We have audited the accompanying statement of assets and liabilities of
Keystone International Fund Inc., including the schedule of investments, as
of October 31, 1995, and the related statement of operations for the year
then ended, the statements of changes in net assets for the year then ended,
the period from October 1, 1994 to October 31, 1994 and the year ended
September 30, 1994, and the financial highlights for the year then ended, the
period from October 1, 1994 to October 31, 1994 and for each of the years in
the nine-year period ended September 30, 1994. These financial statements and
financial highlights are the responsibility of the Fund's management. Our
responsibility is to express an opinion on these financial statements and
financial highlights based on our audits.
We conducted our audits in accordance with generally accepted auditing
standards. Those standards require that we plan and perform the audit to
obtain reasonable assurance about whether the financial statements and
financial highlights are free of material misstatement.

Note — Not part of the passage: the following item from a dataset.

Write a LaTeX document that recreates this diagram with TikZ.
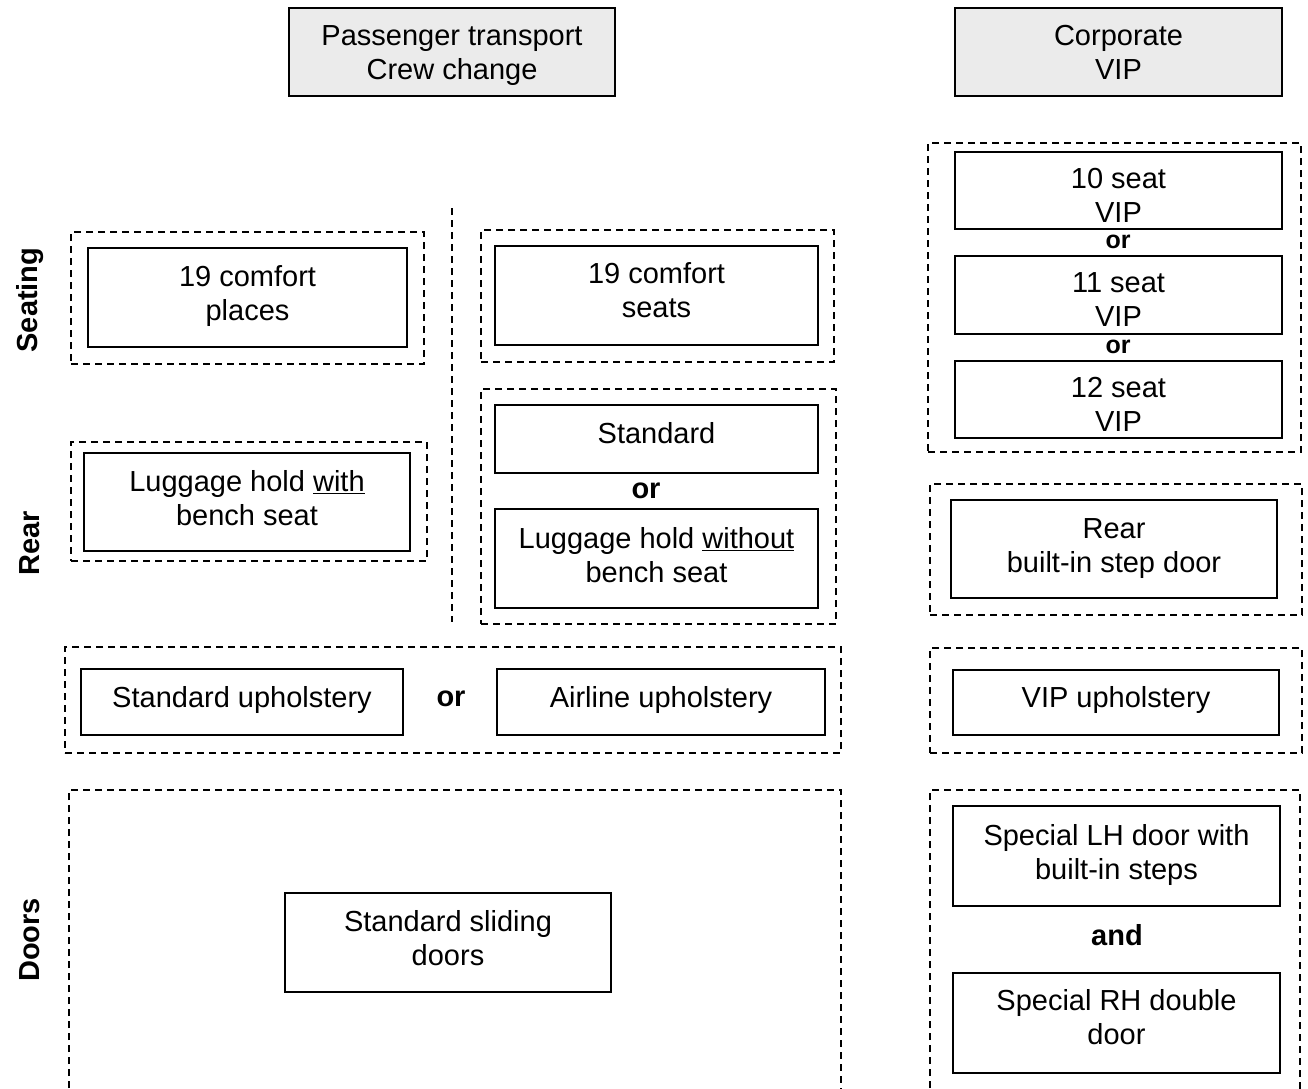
\documentclass[tikz,border=0pt]{standalone}
\usepackage{fontspec}
\setmainfont{Liberation Sans}
% option box: name, centre x, centre y, width, height, text centre y, text
\newcommand{\optbox}[7][box]{%
  \node[#1, sz={#5}{#6}] (#2) at (#3,#4) {};
  \node[txt] (#2-t) at (#3,#7) }
\begin{document}
\begin{tikzpicture}[x=1pt,y=-1pt,
  txt/.style={font=\fontsize{29}{34}\selectfont, align=center, inner sep=0pt},
  box/.style={draw, line width=2pt, inner sep=0pt},
  hdr/.style={box, fill=black!8},
  grp/.style={draw, line width=1.5pt, dash pattern=on 7pt off 5pt, inner sep=0pt},
  sz/.style 2 args={minimum width=#1pt, minimum height=#2pt},
  conj/.style={font=\fontsize{29}{34}\selectfont\bfseries},
  conjs/.style={font=\fontsize{25}{30}\selectfont\bfseries},
  rowlbl/.style={font=\fontsize{29}{34}\selectfont\bfseries, rotate=90}
]
\useasboundingbox (0,0) rectangle (1308,1088);
\clip (0,0) rectangle (1308,1088);

% column headers
\optbox[hdr]{hpass}{452}{52}{326}{88}{56} {Passenger transport\\Crew change};
\optbox[hdr]{hcorp}{1118.5}{52}{327}{88}{52} {Corporate\\VIP};

% row labels
\node[rowlbl] (lseat) at (30,300) {Seating};
\node[rowlbl] (lrear) at (30,543) {Rear};
\node[rowlbl] (ldoor) at (30,940) {Doors};

% divider between the two passenger variants
\coordinate (divtop) at (452,208);
\coordinate (divbot) at (452,622);
\draw[line width=1.5pt, dash pattern=on 7pt off 5pt] (divtop) -- (divbot);

% seating
\node[grp, sz={353}{132}] (gseatA) at (247.5,298) {};
\optbox{seatA}{247.5}{297.5}{319}{99}{296.5} {19 comfort\\places};
\node[grp, sz={353}{132}] (gseatB) at (657.5,296) {};
\optbox{seatB}{656.5}{295.5}{323}{99}{290.5} {19 comfort\\seats};

\node[grp, sz={373}{309}] (gvip) at (1114.5,297.5) {};
\optbox{vip10}{1118.5}{190.5}{327}{77}{195.5} {10 seat\\VIP};
\node[conjs] (or1) at (1118,242) {or};
\optbox{vip11}{1118.5}{295}{327}{78}{299.5} {11 seat\\VIP};
\node[conjs] (or2) at (1118,347) {or};
\optbox{vip12}{1118.5}{399.5}{327}{77}{404} {12 seat\\VIP};

% rear
\node[grp, sz={356}{119}] (grearA) at (249,501.5) {};
\optbox{rearA}{247}{502}{326}{98}{498.5} {Luggage hold \underline{with}\\bench seat};

\node[grp, sz={355}{235}] (grearB) at (658.5,506.5) {};
\optbox{rearStd}{656.5}{439}{323}{68}{433} {Standard};
\node[conj] (or3) at (646,491) {or};
\optbox{rearLug}{656.5}{558.5}{323}{99}{555} {Luggage hold \underline{without}\\bench seat};

\node[grp, sz={372}{131}] (grearC) at (1116,549.5) {};
\optbox{rearC}{1114}{549}{326}{98}{549} {Rear\\built-in step door};

% upholstery
\node[grp, sz={776}{106}] (gupA) at (453,700) {};
\optbox{upStd}{242}{702}{322}{66}{700} {Standard upholstery};
\node[conj] (or4) at (451,699) {or};
\optbox{upAir}{661}{702}{328}{66}{700} {Airline upholstery};

\node[grp, sz={372}{105}] (gupC) at (1116,700.5) {};
\optbox{upVip}{1116}{702.5}{326}{65}{699.5} {VIP upholstery};

% doors (frames run past the lower edge)
\coordinate (dAbl) at (69,1100);
\coordinate (dAtr) at (841,790);
\draw[line width=1.5pt, dash pattern=on 7pt off 5pt] (dAbl) |- (dAtr) -- (dAtr |- dAbl);
\optbox{doorA}{448}{942.5}{326}{99}{938.5} {Standard sliding\\doors};

\coordinate (dCbl) at (930,1100);
\coordinate (dCtr) at (1300,790);
\draw[line width=1.5pt, dash pattern=on 7pt off 5pt] (dCbl) |- (dCtr) -- (dCtr |- dCbl);
\optbox{doorLH}{1116.5}{856}{327}{100}{854.5} {Special LH door with\\built-in steps};
\node[conj] (and1) at (1117,935) {and};
\optbox{doorRH}{1116.5}{1023}{327}{100}{1017.5} {Special RH double\\door};
\end{tikzpicture}
\end{document}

An audit includes
examining, on a test basis, evidence supporting the amounts and disclosures
in the financial statements. Our procedures included confirmation of
securities owned as of October 31, 1995 by correspondence with the custodian.
An audit also includes assessing the accounting principles used and
significant estimates made by management, as well as evaluating the overall
financial statement presentation. We believe that our audits provide a
reasonable basis for our opinion.
In our opinion, the financial statements and financial highlights referred to
above present fairly, in all material respects, the financial position of
Keystone International Fund Inc., as of October 31, 1995, the results of its
operations for the year then ended, the changes in its net assets for the
year then ended, the period from October 1, 1994 to October 31, 1994 and the
year ended September 30, 1994, and the financial highlights for each of the
years or periods specified in the first paragraph above in conformity with
generally accepted accounting principles.